Todos son especiales, todos son personas como nosotros, pero más cariñosos, más generosos, más auténticos. Más felices quizá y con menos ambages. Son, puro corazón. Vicente Herrero tenía razón cuando me dijo: “trabajar con estos niños es una experiencia que te cambiará la vida”. Y así es, amigo Tatón. No te lo dije, pero cuando llegué a casa tenía los ojos llenos de lágrimas de emoción. ¿Y sabes por qué? Porque en mi afán por aprenderme todos los nombres llegué a uno de los jugadores del equipo y, al decirme que se llamaba David, le dije: “Hombre tocayo! Te llamas como yo”. ¿Y sabes lo que hizo él? Me dio un abrazo y un beso en la mejilla con un cariño inusitado, de esos que te hacen que todo se te menee por dentro y los pelos se te pongan de punta cuando lo recuerdas. Difícilmente descriptible con palabras Tatón. Gracias de nuevo por dejarme vivirlo y aquí tienes un voluntario para entrenar con tus EDI cuando quieras.
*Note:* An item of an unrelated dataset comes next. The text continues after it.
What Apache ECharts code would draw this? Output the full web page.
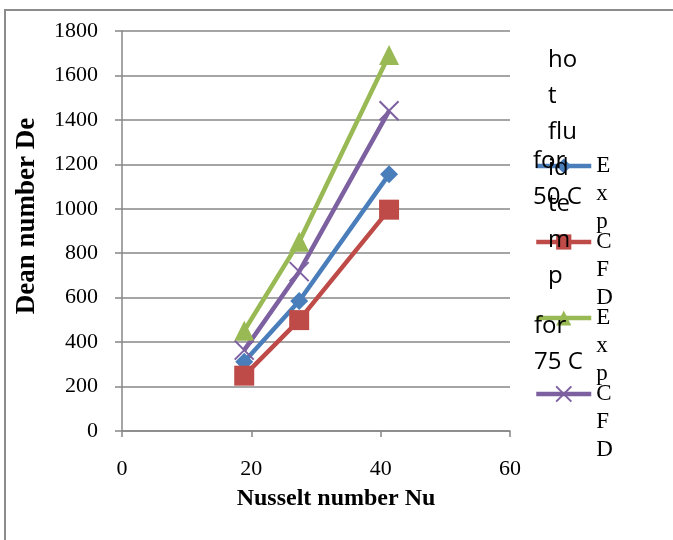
<!DOCTYPE html>
<html>
<head>
<meta charset="utf-8">
<script src="https://cdn.jsdelivr.net/npm/echarts@6/dist/echarts.min.js"></script>
<style>
  html, body { margin: 0; padding: 0; background: #fff; }
  #chart { width: 673px; height: 540px; }
</style>
</head>
<body>
<div id="chart"></div>
<script>
// Nusselt number (x) for the three flow conditions
const nusselt = [18.9, 27.4, 41.3];

// Dean number (y) per series
const exp50 = [312, 585, 1155];
const cfd50 = [249, 499, 996];
const exp75 = [451, 852, 1692];
const cfd75 = [364, 717, 1441];

const seriesKeys = ['exp50', 'cfd50', 'exp75', 'cfd75'];
const seriesLabels = ['Exp', 'CFD', 'Exp', 'CFD'];
const seriesValues = [exp50, cfd50, exp75, cfd75];

const xTicks = { min: 0, max: 60, interval: 20 };
const yTicks = { min: 0, max: 1800, interval: 200 };

const colors = ['#4a7ebb', '#be4b48', '#98b954', '#7d60a0'];
const symbols = ['diamond', 'rect', 'triangle', 'path://M0,0L10,10M10,0L0,10'];
const symbolSizes = [18, 20, 20, 19];
const legendIconY = [166, 242, 318, 394];

const serif = '"Liberation Serif", "Times New Roman", serif';
const sans = '"Open Sans", "Noto Sans", sans-serif';
const gray = '#878787';

const chart = echarts.init(document.getElementById('chart'));

const series = seriesKeys.map((key, i) => ({
  name: key,
  type: 'line',
  data: nusselt.map((x, j) => [x, seriesValues[i][j]]),
  symbol: symbols[i],
  symbolSize: symbolSizes[i],
  lineStyle: { color: colors[i], width: 4.5 },
  itemStyle: i === 3
    ? { color: colors[i], borderColor: colors[i], borderWidth: 2 }
    : { color: colors[i], borderWidth: 0 },
  emphasis: { disabled: true },
  animation: false
}));

// One legend block per series; the label is wrapped one letter per line,
// with two blank lines ahead so the first letter sits level with the icon.
const legends = seriesKeys.map((key, i) => ({
  data: [key],
  orient: 'vertical',
  left: 534,
  top: legendIconY[i] - 70,
  padding: 0,
  itemGap: 0,
  itemWidth: 55,
  itemHeight: 19,
  selectedMode: false,
  lineStyle: { width: 4.5 },
  formatter: () => '\n\n' + seriesLabels[i].split('').join('\n'),
  textStyle: {
    fontFamily: serif,
    fontSize: 23,
    lineHeight: 28,
    color: '#000'
  }
}));

chart.setOption({
  backgroundColor: '#fff',
  animation: false,
  grid: { left: 122, right: 163, top: 31, bottom: 109 },
  xAxis: {
    type: 'value',
    min: xTicks.min,
    max: xTicks.max,
    interval: xTicks.interval,
    name: 'Nusselt number Nu',
    nameLocation: 'middle',
    nameGap: 56,
    nameTextStyle: {
      fontFamily: serif, fontSize: 24, fontWeight: 'bold', color: '#000',
      padding: [0, 0, 0, 40]
    },
    axisLine: { show: true, lineStyle: { color: gray, width: 1.5 } },
    axisTick: { show: true, length: 6, lineStyle: { color: gray, width: 1.5 } },
    axisLabel: { fontFamily: serif, fontSize: 22, color: '#000', margin: 27 },
    splitLine: { show: false }
  },
  yAxis: {
    type: 'value',
    min: yTicks.min,
    max: yTicks.max,
    interval: yTicks.interval,
    name: 'Dean number De',
    nameLocation: 'middle',
    nameGap: 81,
    nameTextStyle: {
      fontFamily: serif, fontSize: 27, fontWeight: 'bold', color: '#000',
      padding: [0, 0, 0, 30]
    },
    axisLine: { show: true, lineStyle: { color: gray, width: 1.5 } },
    axisTick: { show: true, length: 7, lineStyle: { color: gray, width: 1.5 } },
    axisLabel: {
      fontFamily: serif, fontSize: 22, color: '#000', margin: 24,
      formatter: (v) => String(v)
    },
    splitLine: { show: true, lineStyle: { color: gray, width: 1.5 } }
  },
  legend: legends,
  series: series,
  graphic: [
    {
      type: 'rect',
      silent: true,
      shape: { x: 5, y: 10, width: 800, height: 800 },
      style: { fill: null, stroke: '#8c8c8c', lineWidth: 2 },
      z: 0
    },
    {
      type: 'text',
      silent: true,
      left: 548,
      top: 42,
      z: 100,
      style: {
        text: 'ho\nt\nflu\nid\nte\nm\np',
        font: '24px ' + sans,
        lineHeight: 36,
        fill: '#000'
      }
    },
    {
      type: 'text',
      silent: true,
      left: 533,
      top: 143,
      z: 100,
      style: { text: 'for\n50 C', font: '24px ' + sans, lineHeight: 36, fill: '#000' }
    },
    {
      type: 'text',
      silent: true,
      left: 534,
      top: 308,
      z: 100,
      style: { text: 'for\n75 C', font: '24px ' + sans, lineHeight: 36, fill: '#000' }
    }
  ]
});
</script>
</body>
</html>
Pero es que, amigo lector, sentirse vivo es lo más grande que hay, es esa satisfacción plena que a nadie le pueden quitar porque forma parte de su ser. Es esa energía que te hace creer a pies juntillas que el primer equipo del Levante se va a salvar o que el Valencia CF puede luchar por el título de Liga porque… mientras hay vida, hay esperanza. Porque mientras las matemáticas no digan lo contrario, y aunque la razón y la estadística pongan trabas en ese anhelo, esa energía que te hace sentirte vivo nadie nos la puede quitar. Ni a la afición, ni a los que hemos vivido ya títulos de Liga, finales de Champions, dobletes históricos, ascensos jerezanos o campeonatos del Mundo. Nadie puede, ni debe, conculcar esa pasión, esa ilusión y esa emoción, porque eso es el fútbol, sentirse vivo, sentirse parte de algo más grande que te hace ser aún más gigante. Es ir el día después de la victoria de tu equipo al cole con la camiseta blanquinegra o la granota. Es, ¡Narices!, lo más grande que hay. Es lo que mueve el mundo, al menos el que yo conozco. Feliz semana… Santa.